-- BEGIN SOURCE EXCERPT --

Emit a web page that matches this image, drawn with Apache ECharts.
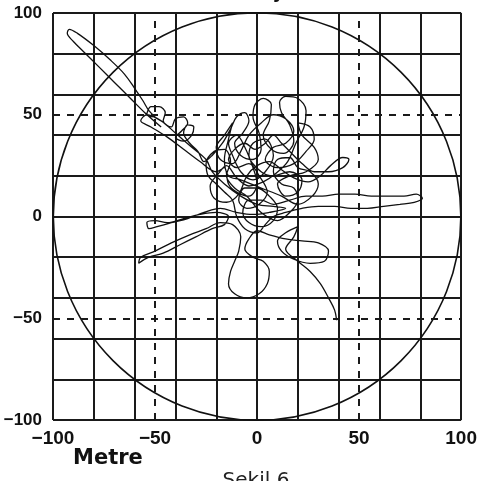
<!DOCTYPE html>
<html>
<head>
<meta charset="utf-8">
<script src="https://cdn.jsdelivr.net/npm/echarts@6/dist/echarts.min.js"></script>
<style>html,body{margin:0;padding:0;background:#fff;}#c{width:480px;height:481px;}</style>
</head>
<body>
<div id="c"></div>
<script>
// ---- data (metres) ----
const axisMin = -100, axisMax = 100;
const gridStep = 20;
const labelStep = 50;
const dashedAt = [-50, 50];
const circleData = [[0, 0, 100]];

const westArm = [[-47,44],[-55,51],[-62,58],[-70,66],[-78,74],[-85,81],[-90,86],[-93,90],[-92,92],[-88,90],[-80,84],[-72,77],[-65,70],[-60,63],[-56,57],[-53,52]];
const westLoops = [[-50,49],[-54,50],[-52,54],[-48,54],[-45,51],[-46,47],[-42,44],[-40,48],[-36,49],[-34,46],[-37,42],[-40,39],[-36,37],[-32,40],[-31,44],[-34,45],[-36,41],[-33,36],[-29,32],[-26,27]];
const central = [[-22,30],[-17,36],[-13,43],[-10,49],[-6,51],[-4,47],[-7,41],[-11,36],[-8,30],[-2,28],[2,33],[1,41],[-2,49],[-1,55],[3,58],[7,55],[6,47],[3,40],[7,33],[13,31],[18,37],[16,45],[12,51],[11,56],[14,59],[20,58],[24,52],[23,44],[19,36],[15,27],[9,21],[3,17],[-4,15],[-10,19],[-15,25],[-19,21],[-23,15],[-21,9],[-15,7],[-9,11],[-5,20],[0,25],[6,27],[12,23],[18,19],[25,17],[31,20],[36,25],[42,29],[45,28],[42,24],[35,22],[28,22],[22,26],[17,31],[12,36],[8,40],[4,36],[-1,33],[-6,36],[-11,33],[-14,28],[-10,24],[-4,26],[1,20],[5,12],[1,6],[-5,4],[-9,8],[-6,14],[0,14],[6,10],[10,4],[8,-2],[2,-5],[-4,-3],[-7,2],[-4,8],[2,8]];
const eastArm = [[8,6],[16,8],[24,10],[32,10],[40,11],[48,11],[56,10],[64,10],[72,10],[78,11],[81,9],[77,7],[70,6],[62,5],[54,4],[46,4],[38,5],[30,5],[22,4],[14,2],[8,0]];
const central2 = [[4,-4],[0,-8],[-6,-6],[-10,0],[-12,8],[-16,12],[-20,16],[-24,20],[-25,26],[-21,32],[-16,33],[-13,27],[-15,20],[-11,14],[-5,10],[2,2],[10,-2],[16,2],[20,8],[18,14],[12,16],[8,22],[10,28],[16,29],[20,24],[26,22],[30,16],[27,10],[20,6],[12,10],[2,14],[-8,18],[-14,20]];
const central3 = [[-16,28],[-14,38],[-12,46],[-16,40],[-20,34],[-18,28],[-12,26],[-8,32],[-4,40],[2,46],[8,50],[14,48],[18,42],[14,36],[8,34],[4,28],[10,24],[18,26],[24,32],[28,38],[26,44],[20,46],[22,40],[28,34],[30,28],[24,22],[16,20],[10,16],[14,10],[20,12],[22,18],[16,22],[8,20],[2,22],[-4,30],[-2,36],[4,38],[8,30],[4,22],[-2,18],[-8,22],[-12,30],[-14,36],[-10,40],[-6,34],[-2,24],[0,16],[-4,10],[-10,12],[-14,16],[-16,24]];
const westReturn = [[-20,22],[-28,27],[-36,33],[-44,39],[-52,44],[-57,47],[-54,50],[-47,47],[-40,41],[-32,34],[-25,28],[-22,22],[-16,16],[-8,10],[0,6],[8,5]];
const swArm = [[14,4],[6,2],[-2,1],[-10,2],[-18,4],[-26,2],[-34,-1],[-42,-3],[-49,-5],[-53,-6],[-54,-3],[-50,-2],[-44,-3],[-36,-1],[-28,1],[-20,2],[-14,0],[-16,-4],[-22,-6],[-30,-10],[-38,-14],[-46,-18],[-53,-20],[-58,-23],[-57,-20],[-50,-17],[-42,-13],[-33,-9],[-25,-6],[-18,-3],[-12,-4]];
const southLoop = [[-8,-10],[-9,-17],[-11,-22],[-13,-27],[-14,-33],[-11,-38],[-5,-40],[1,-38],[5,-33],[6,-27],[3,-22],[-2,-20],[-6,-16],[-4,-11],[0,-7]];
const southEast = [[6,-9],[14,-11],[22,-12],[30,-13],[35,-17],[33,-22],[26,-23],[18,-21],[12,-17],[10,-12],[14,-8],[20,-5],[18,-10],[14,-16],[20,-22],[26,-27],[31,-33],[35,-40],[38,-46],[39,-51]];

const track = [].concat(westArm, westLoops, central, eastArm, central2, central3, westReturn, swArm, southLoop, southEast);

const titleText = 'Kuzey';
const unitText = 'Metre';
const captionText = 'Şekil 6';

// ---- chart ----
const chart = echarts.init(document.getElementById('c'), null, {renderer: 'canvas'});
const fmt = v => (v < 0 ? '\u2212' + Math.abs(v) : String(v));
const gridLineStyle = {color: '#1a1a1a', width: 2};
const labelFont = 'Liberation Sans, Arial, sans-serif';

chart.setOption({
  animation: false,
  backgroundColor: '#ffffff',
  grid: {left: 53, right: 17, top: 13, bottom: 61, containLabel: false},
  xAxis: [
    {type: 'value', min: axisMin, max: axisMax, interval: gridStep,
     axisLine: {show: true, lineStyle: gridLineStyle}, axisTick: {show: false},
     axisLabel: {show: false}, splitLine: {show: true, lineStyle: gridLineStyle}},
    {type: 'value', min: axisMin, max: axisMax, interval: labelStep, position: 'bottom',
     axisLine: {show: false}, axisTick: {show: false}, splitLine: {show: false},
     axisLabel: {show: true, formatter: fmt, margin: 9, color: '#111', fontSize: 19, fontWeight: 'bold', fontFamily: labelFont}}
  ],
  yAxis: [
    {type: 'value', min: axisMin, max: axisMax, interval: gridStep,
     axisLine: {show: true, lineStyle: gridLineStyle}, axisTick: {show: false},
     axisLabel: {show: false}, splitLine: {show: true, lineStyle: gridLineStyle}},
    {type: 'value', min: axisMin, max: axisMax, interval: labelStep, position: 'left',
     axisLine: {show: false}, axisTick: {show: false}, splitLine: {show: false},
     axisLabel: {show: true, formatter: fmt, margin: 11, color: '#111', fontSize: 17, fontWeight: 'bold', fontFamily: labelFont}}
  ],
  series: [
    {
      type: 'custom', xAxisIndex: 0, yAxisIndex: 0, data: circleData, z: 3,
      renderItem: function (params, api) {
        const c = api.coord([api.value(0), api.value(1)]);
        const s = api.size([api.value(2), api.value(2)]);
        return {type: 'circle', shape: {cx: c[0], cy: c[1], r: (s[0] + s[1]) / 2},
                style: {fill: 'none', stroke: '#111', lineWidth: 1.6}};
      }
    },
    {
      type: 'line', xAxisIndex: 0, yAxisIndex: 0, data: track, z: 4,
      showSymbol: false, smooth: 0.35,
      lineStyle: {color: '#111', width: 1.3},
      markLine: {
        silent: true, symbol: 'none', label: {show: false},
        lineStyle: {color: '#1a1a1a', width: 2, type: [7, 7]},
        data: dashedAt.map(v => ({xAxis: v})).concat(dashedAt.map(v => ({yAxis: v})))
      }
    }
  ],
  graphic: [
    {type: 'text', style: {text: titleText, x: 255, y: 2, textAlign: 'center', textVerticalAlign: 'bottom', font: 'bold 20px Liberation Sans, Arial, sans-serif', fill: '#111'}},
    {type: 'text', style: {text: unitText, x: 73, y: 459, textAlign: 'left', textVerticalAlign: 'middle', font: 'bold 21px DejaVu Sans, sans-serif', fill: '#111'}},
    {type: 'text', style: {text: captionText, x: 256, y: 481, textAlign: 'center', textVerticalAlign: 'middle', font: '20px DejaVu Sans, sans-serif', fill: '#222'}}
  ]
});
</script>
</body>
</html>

-- END SOURCE EXCERPT --

■ WHAT TO WORK ON ■
Only the lines from the top of the data through the line with "const circleData = [[0, 0, 100]];" should be quoted, exactly and with both ends kept; skip the pictures.

■ OUTPUT FOR THIS EXERCISE ■
Emit a web page that matches this image, drawn with Apache ECharts.
<!DOCTYPE html>
<html>
<head>
<meta charset="utf-8">
<script src="https://cdn.jsdelivr.net/npm/echarts@6/dist/echarts.min.js"></script>
<style>html,body{margin:0;padding:0;background:#fff;}#c{width:480px;height:481px;}</style>
</head>
<body>
<div id="c"></div>
<script>
// ---- data (metres) ----
const axisMin = -100, axisMax = 100;
const gridStep = 20;
const labelStep = 50;
const dashedAt = [-50, 50];
const circleData = [[0, 0, 100]];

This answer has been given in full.